Introduced last year, the compact CRF Rangemaster 2000-B offered by Leica Sport Optics is a world-class laser rangefinder specifically designed for hunters and long-range sports shooters. Capable of measuring distances up to 1825 meters (2000 yards, hence its name), it features EHR (Equivalent Horizontal Range) measure, giving the hunter both the direct linear range and the corrected horizontal range for the site angle, and ABC (Advanced Ballistic Compensation) technology.
The robust carbon fiber polymer composite and aluminum frame housing is Nitrogen purged and waterproof to 1m depth; it is very small, extremely light (185g with battery) and ergonomic, thanks to its rounded body and non-slip soft lacquering, offering comfortable one-handed operation. Only two buttons are needed to use the rangefinder, and the rubber cup on the eyepiece can be folded back for prescription glasses use. The magnification of the Leica Rangemaster 2000-B is 7x, with a decent 3.4mm exit pupil, 15mm eye relief and a good 11.5m / 100m field of vision. Front objective lens is 24mm. Completely missing, in every model of the CRF Rangemaster line, is a standard tripod attachment point. An adapter may be available, but is optional.
The EHR value, both uphill and downhill, is determined using an integrated electronic inclinometer; this data can be directly displayed in the viewfinder, or further processed by the ABC integrated ballistic computer using additional temperature and atmospheric pressure values, measured by digital sensors. The ABC computer accurately calculates the bullet trajectory using one of the 12 preset ballistic curves that are stored in the CRF 2000-B memory and that are user selectable, and the output is immediately readable in the viewfinder LED display. The rangefinder is powered by a single CR2 lithium battery, which should guarantee about 2000 measurements.
Three different output options are available, based on the hunter’s preference: MOA and MIL, both accurate to one decimal point, and holdover values. MOA/MIL correction output is then dialed on the elevation turret of our hunting riflescope. Individual values, such as atmospheric pressure and temperature, can also be displayed.
The model we are testing today of the Leica Rangemaster CRF 2000-B is the 2017 Special Edition, that features a forest green color scheme and a luxury padded canvas carry case with leather trims.

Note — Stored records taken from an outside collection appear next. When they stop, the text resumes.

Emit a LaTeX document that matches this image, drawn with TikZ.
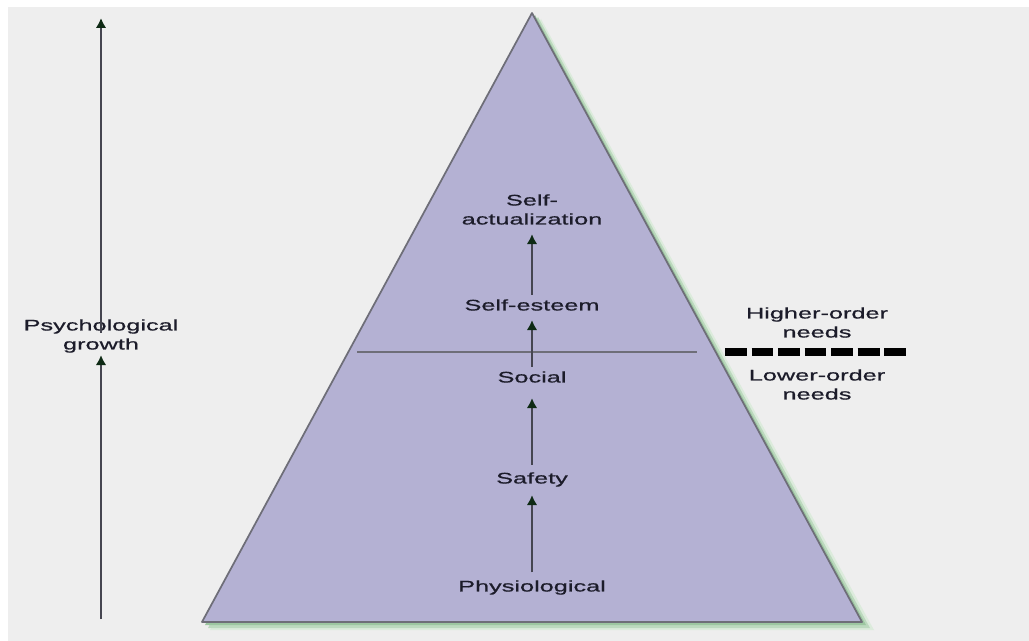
\documentclass[tikz,border=0pt]{standalone}
\usepackage{fontspec}
\setmainfont{Liberation Sans}
\newfontfamily\wfont[FakeStretch=1.65,FakeBold=0.7]{Liberation Sans}
\usetikzlibrary{arrows.meta}
\definecolor{bggray}{HTML}{EEEEEE}
\definecolor{pyrfill}{HTML}{B4B1D3}
\definecolor{pyredge}{HTML}{6E6E78}
\definecolor{shadowA}{HTML}{DCEBDC}
\definecolor{shadowB}{HTML}{BCD9BE}
\definecolor{shadowC}{HTML}{9CC6A0}
\definecolor{arrowgray}{HTML}{454550}
\definecolor{tipcol}{HTML}{0E2A14}
\definecolor{txtcol}{HTML}{1C1C2A}
\tikzset{
  lbl/.style={font=\wfont\fontsize{11.5pt}{14.25pt}\selectfont, text=txtcol, inner sep=0pt,
              text height=8.2pt, text depth=3pt, align=center},
  uparrow/.style={draw=arrowgray, line width=1.7pt,
              -{Latex[length=7.5pt,width=8pt,color=tipcol]}},
}
\begin{document}
\begin{tikzpicture}[x=0.75pt,y=-0.75pt]
\useasboundingbox (0,0) rectangle (1029,641);
\fill[white] (0,0) rectangle (1029,641);
\fill[bggray] (8,7) rectangle (1029,641);
% shadow
\fill[shadowA] (541,19) -- (874,630) -- (210,630) -- cycle;
\fill[shadowB] (538,17) -- (870,628) -- (208,628) -- cycle;
\fill[shadowC] (535,15) -- (866,625) -- (205,625) -- cycle;
% pyramid
\filldraw[fill=pyrfill, draw=pyredge, line width=1.3pt, line join=round]
  (532,13) coordinate (apex) -- (862,622) coordinate (br) -- (202,622) coordinate (bl) -- cycle;
% divider inside pyramid
\coordinate (divl) at (357,352);
\coordinate (divr) at (697,352);
\draw[draw=pyredge, line width=0.9pt] (divl) -- (divr);
% dashed separator
\coordinate (dashl) at (725,352);
\coordinate (dashr) at (907,352);
\draw[black, line width=5.3pt, dash pattern=on 16.4pt off 3.5pt] (dashl) -- (dashr);
% level labels
\node[lbl] (phys) at (532,588) {Physiological};
\node[lbl] (safe) at (532,480) {Safety};
\node[lbl] (soc) at (532,379) {Social};
\node[lbl] (est) at (532,307) {Self-esteem};
\node[lbl] (act) at (532,221) {Self-\\actualization};
% arrows between levels
\draw[uparrow, shorten <=6pt, shorten >=5.5pt] (phys) -- (safe);
\draw[uparrow, shorten <=5.5pt, shorten >=8.5pt] (safe) -- (soc);
\draw[uparrow, shorten <=3.5pt, shorten >=4pt] (soc) -- (est);
\draw[uparrow, shorten <=3.5pt, shorten >=4pt] (est) -- (act);
% side labels
\node[lbl] (higher) at (817,334) {Higher-order\\needs};
\node[lbl] (lower) at (817,396) {Lower-order\\needs};
% psychological growth
\node[lbl] (psy) at (101,346) {Psychological\\growth};
\coordinate (pgbot) at (101,619);
\coordinate (pgtop) at (101,18);
\draw[uparrow] (pgbot) -- ([yshift=-1pt]psy.south);
\draw[uparrow, shorten <=4pt] (psy) -- (pgtop);
\end{tikzpicture}
\end{document}
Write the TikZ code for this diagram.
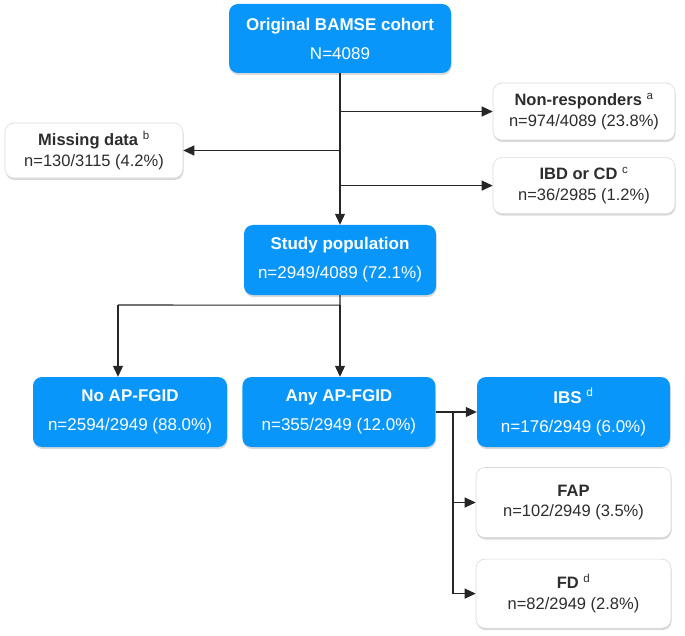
\documentclass[tikz,border=0pt]{standalone}
\usepackage{fontspec}
\setmainfont{Liberation Sans}
\usetikzlibrary{arrows.meta,positioning,shadows}
\definecolor{bamseblue}{RGB}{8,150,250}
\definecolor{boxgray}{RGB}{218,218,218}
\definecolor{txtgray}{RGB}{45,45,45}
\tikzset{
  bluebox/.style = {rectangle, rounded corners=9pt, fill=bamseblue, text=white, align=center, inner sep=0pt, font=\fontsize{17}{21}\selectfont, drop shadow={shadow xshift=0.6pt, shadow yshift=-2pt, opacity=0.3}},
  whitebox/.style = {rectangle, rounded corners=9pt, draw=boxgray, line width=0.6pt, fill=white, text=txtgray, align=center, inner sep=0pt, font=\fontsize{16.5}{20.5}\selectfont, drop shadow={shadow xshift=0.6pt, shadow yshift=-2pt, opacity=0.3}},
  myline/.style = {line width=1.1pt, draw=black!85},
  myarrow/.style = {-{Triangle[length=11pt,width=10pt]}, line width=1.1pt, draw=black!85},
}
\begin{document}
\begin{tikzpicture}[x=1pt,y=-1pt]
\useasboundingbox (0,0) rectangle (685,636);
\node[bluebox, minimum width=222pt, minimum height=69pt] (orig) at (340,38.5) {\textbf{Original BAMSE cohort}\\[8pt]N=4089};
\node[whitebox, minimum width=182pt, minimum height=57pt] (nonresp) at (584,111.5) {\textbf{Non-responders} \textsuperscript{a}\\n=974/4089 (23.8\%)};
\node[whitebox, minimum width=182pt, minimum height=56pt, below=17pt of nonresp] (ibdcd) {\textbf{IBD or CD} \textsuperscript{c}\\n=36/2985 (1.2\%)};
\node[whitebox, minimum width=178pt, minimum height=55pt] (missing) at (94,150.5) {\textbf{Missing data} \textsuperscript{b}\\n=130/3115 (4.2\%)};
\node[bluebox, minimum width=192pt, minimum height=70pt] (study) at (340,260) {\textbf{Study population}\\[8pt]n=2949/4089 (72.1\%)};
\node[bluebox, minimum width=194pt, minimum height=70pt] (noap) at (130,412) {\textbf{No AP-FGID}\\[8pt]n=2594/2949 (88.0\%)};
\node[bluebox, minimum width=193pt, minimum height=70pt, right=15pt of noap] (anyap) {\textbf{Any AP-FGID}\\[8pt]n=355/2949 (12.0\%)};
\node[bluebox, minimum width=193pt, minimum height=70pt] (ibs) at (573.5,412) {\textbf{IBS} \textsuperscript{d}\\[8pt]n=176/2949 (6.0\%)};
\node[whitebox, minimum width=195pt, minimum height=70pt, below=20pt of ibs] (fap) {\textbf{FAP}\\n=102/2949 (3.5\%)};
\node[whitebox, minimum width=195pt, minimum height=69pt, below=21pt of fap] (fd) {\textbf{FD} \textsuperscript{d}\\n=82/2949 (2.8\%)};
% exclusions from the cohort
\draw[myarrow] (orig) -- (study);
\coordinate (t1) at (orig.south |- nonresp.west);
\coordinate (t2) at (orig.south |- ibdcd.west);
\coordinate (t3) at (orig.south |- missing.east);
\draw[myarrow] (t1) -- (nonresp.west);
\draw[myarrow] (t2) -- (ibdcd.west);
\draw[myarrow] (t3) -- (missing.east);
% split of the study population
\coordinate[below=10pt of study] (split);
\coordinate (lft) at (118,305);
\draw[myline] (study.south) -- (split) -- (lft);
\draw[myarrow] (split) -- (split |- anyap.north);
\draw[myarrow] (lft) -- (lft |- noap.north);
% subgroups
\coordinate (fork) at (453,412);
\draw[myarrow] (anyap.east) -- (ibs.west);
\draw[myarrow] (fork) |- (fap.west);
\draw[myarrow] (fork) |- (fd.west);
\end{tikzpicture}
\end{document}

We found the CRF 2000-B to be extremely consistent, both in repeated measurements of the same targets spanning a number of days and in different lighting conditions, and compared to our personal benchmark rangefinder. Beyond 1200 meters, measurements became somewhat iffy, depending on target reflectibility and the capacity of the user to hold the CRF 2000-B steady. In this case, the rounded body (no flat side on the housing to steady it against a surface) and missing tripod mount are a definite handicap, as we saw the device perform much better when strapped down on an improvised tripod adapter. A proprietary adapter is available from Leica, but adds about 90 Euro to overall price.
Performance is excellent, optics are extremely clear and crisp, the LED display is sharp and very readable, and overall the device is simple and reliable. The retail price may seem steep, but it is in line with the competition offering comparable level of quality and features.